Bij brief van 7 september 2002 deelt (verzoekster; N.o.) Domeinen mee dat zij de brief van Domeinen van 23 augustus 2002 heeft ontvangen, maar dat aan het probleem zoals door (verzoekster; N.o.) aangegeven in haar brief van 12 december 2001 niets is gedaan. (Verzoekster; N.o.) geeft aan dat zij (…) geen bezwaar heeft gemaakt tegen de tekening van december 2001 (bijlage 2; N.o.), maar tegen de onjuiste ligging van de boten en er van uitgegaan was dat de werkelijkheid alsnog in overeenstemming zou worden gebracht met de tekening, maar dat dit niet is gebeurd. Domeinen zou op een bepaald moment gezegd hebben dat er geen nieuwe boten bij zouden komen, maar op een bepaald moment lag er toch een boot op ligplaats nr. 11 i.p.v. op nr. 12. De tekening van Domeinen van april 2002 (bijlage 3; N.o.) klopte nog minder met de werkelijkheid. Als dit probleem in december 2001 was opgelost, was de Ombudsman niet nodig geweest, aldus (verzoekster; N.o.).
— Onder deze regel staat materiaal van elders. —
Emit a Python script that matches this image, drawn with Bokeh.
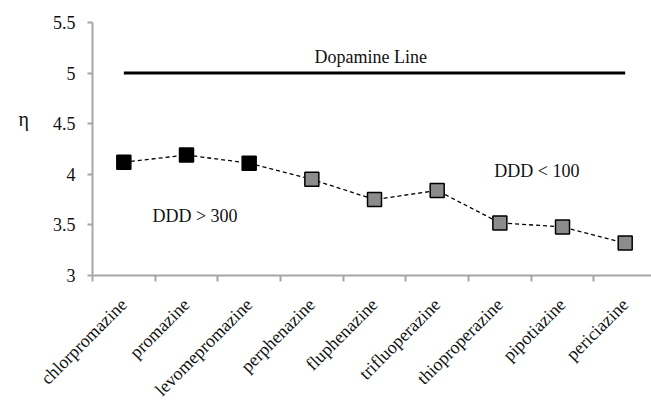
import math
from bokeh.plotting import figure
from bokeh.models import FixedTicker, Label, Range1d
from bokeh.embed import file_html
from bokeh.resources import INLINE

drugs = ["chlorpromazine", "promazine", "levomepromazine", "perphenazine",
         "fluphenazine", "trifluoperazine", "thioproperazine", "pipotiazine",
         "periciazine"]
eta = [4.12, 4.19, 4.11, 3.95, 3.75, 3.84, 3.52, 3.48, 3.32]
group = ["DDD > 300"] * 3 + ["DDD < 100"] * 6
dopamine_level = 5.0
y_ticks = [3, 3.5, 4, 4.5, 5, 5.5]
y_tick_labels = ["3", "3.5", "4", "4.5", "5", "5.5"]
y_title = "η"

FONT = "Liberation Serif"
AXIS_GRAY = "#a6a6a6"
STEP = 62.67
FRAME_W = 559

xs = list(range(len(drugs)))
colors = ["black" if g == "DDD > 300" else "#8c8c8c" for g in group]

p = figure(frame_width=FRAME_W, frame_height=253, output_backend="svg",
           toolbar_location=None, min_border_left=92, min_border_top=22,
           min_border_right=0, min_border_bottom=126,
           x_range=Range1d(-0.5, -0.5 + FRAME_W / STEP), y_range=Range1d(3, 5.5))
p.outline_line_color = None
p.xgrid.visible = False
p.ygrid.visible = False

p.line([xs[0], xs[-1]], [dopamine_level, dopamine_level], line_color="black", line_width=3)
p.line(xs, eta, line_color="black", line_width=1.3, line_dash="4 3")
p.scatter(xs, eta, marker="square", size=14, fill_color=colors,
          line_color="black", line_width=1.5)

xa = p.xaxis[0]
xa.ticker = FixedTicker(ticks=xs, minor_ticks=[x - 0.5 for x in xs] + [xs[-1] + 0.5])
xa.major_label_overrides = {x: d for x, d in zip(xs, drugs)}
xa.major_label_orientation = math.pi / 4
xa.major_tick_line_color = None
xa.major_tick_out = 0
xa.major_tick_in = 0
xa.minor_tick_out = 6
xa.minor_tick_in = 0
xa.minor_tick_line_color = AXIS_GRAY
xa.minor_tick_line_width = 2
xa.axis_line_color = AXIS_GRAY
xa.axis_line_width = 2
xa.major_label_standoff = 20
xa.major_label_text_font = FONT
xa.major_label_text_font_size = "18px"
xa.major_label_text_color = "#111111"

ya = p.yaxis[0]
ya.ticker = FixedTicker(ticks=y_ticks, minor_ticks=[])
ya.major_label_overrides = {t: l for t, l in zip(y_ticks, y_tick_labels)}
ya.axis_line_color = AXIS_GRAY
ya.axis_line_width = 2
ya.major_tick_line_color = AXIS_GRAY
ya.major_tick_line_width = 2
ya.major_tick_out = 5
ya.major_tick_in = 0
ya.major_label_standoff = 12
ya.major_label_text_font = FONT
ya.major_label_text_font_size = "18px"
ya.major_label_text_color = "#111111"
# trailing blank lines lift the horizontal axis title above the frame centre
ya.axis_label = y_title + "\n\n"
ya.axis_label_orientation = "horizontal"
ya.axis_label_standoff = 21
ya.axis_label_text_font = FONT
ya.axis_label_text_font_size = "20px"
ya.axis_label_text_line_height = 1.35
ya.axis_label_text_font_style = "normal"
ya.axis_label_text_color = "#111111"

def add_label(text, x, y, align="center", baseline="alphabetic"):
    p.add_layout(Label(x=x, y=y, text=text, text_font=FONT,
                       text_font_size="18px", text_color="#111111",
                       text_align=align, text_baseline=baseline))

add_label("Dopamine Line", 3.94, 5.16)
add_label("DDD < 100", 6.59, 4.03)
add_label("DDD > 300", 1.135, 3.586)

open("out.html", "w").write(file_html(p, INLINE))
Ze hoopt en vertrouwt dat er nu alsnog naar de tekening zal worden gekeken en volgens de tekening van december 2001 (bijlage 2; N.o.) zal worden gehandeld.

Bij brief van 14 oktober 2002 reageert Domeinen op de brief van (verzoekster; N.o.) en geeft aan dat zij (Domeinen) uit de brief van (verzoekster; N.o.) niet opmaakt dat er een boot van een derde ligt op het door (verzoekster; N.o.) gehuurde stukje water en haar niet kan helpen omdat de huurders van de andere ligplaatsen voldoen aan hun verplichtingen jegens Domeinen. (NB. Plaats nr. 11 wordt niet gehuurd door (verzoekster; N.o.) maar door (verzoeker; N.o.)!)

Bij brief van 11 november 2002 heeft de Ombudsman Domeinen bericht dat (verzoekers; N.o.) bij hem een klacht hebben ingediend…”

D. Reactie verzoekers

Naar aanleiding van de reactie van Domeinen op de klacht lieten verzoekers bij brief van 19 september 2003 het volgende weten:

“…

- Waarom heeft Domeinen nooit een duidelijke tekening gemaakt?

- Waarom heeft Domeinen, alhoewel ze wist van de interesse die bewoners van het complex er in hadden, bij de inventarisatie van mogelijke huurders hier geen rekening mee gehouden?

- Waarom heeft Domeinen pas in een zeer (tè) laat stadium bekend gemaakt hoe het te huren oppervlak er, qua afmetingen, uitzag?

- (…)

- Hoe hadden verzoekers kunnen weten dat Domeinen plekken kon verhuren?

…”

Door middel van aantekeningen op het toegezonden verslag van bevindingen gaven verzoekers nog het volgende aan:

- verzoeker heeft na ondertekening en terugzending van het huurcontract nog telefonisch contact gehad met Domeinen;

- in eerste instantie lag de boot van nummer 12 veel verder in de richting van de spoorbrug;

- verzoeker was tevreden met de hem toegewezen ligplaats van uit de veronderstelling dat deze ligplaats de ruimte vóór zijn woning besloeg (10 meter) èn met de opmerking dat volgens de instanties geen ligplaatsen verhuurd mochten worden.

Achtergrond

Burgerlijk Wetboek

Boek 1A

Artikel 1586

“De verhuurder is, door den aard van de overeenkomst, en zonder dat daartoe eenig bijzonder beding vereischt wordt, verpligt:

1°. Om het verhuurde aan den huurder ter beschikking te stellen;

2°. Om hetzelve te onderhouden in zoodanigen staat, dat het tot het gebruik waartoe het

verhuurd is dienen kan;

3°. Om den huurder het rustig genot daarvan te doen hebben, zoo lang de huur duurt.”

Instantie: Regionale directie Domeinen West

Klacht:

Onvoldoende ondernomen om verzoekers in rustig genot te stellen van door hen gehuurde ligplaatsen in oude Rijn: niet opgetreden tegen huurders die met grote afgemeerde boten beslag leggen op deel van door verzoekers gehuurde plaatsen; wijze van behandelen klacht.

Oordeel:

Niet gegrond

Instantie: Regionale directie Domeinen West

Klacht:

Gesteld dat situatietekening die bij aanbieden van huurcontract overgelegd werd slechts indicatief bedoeld was.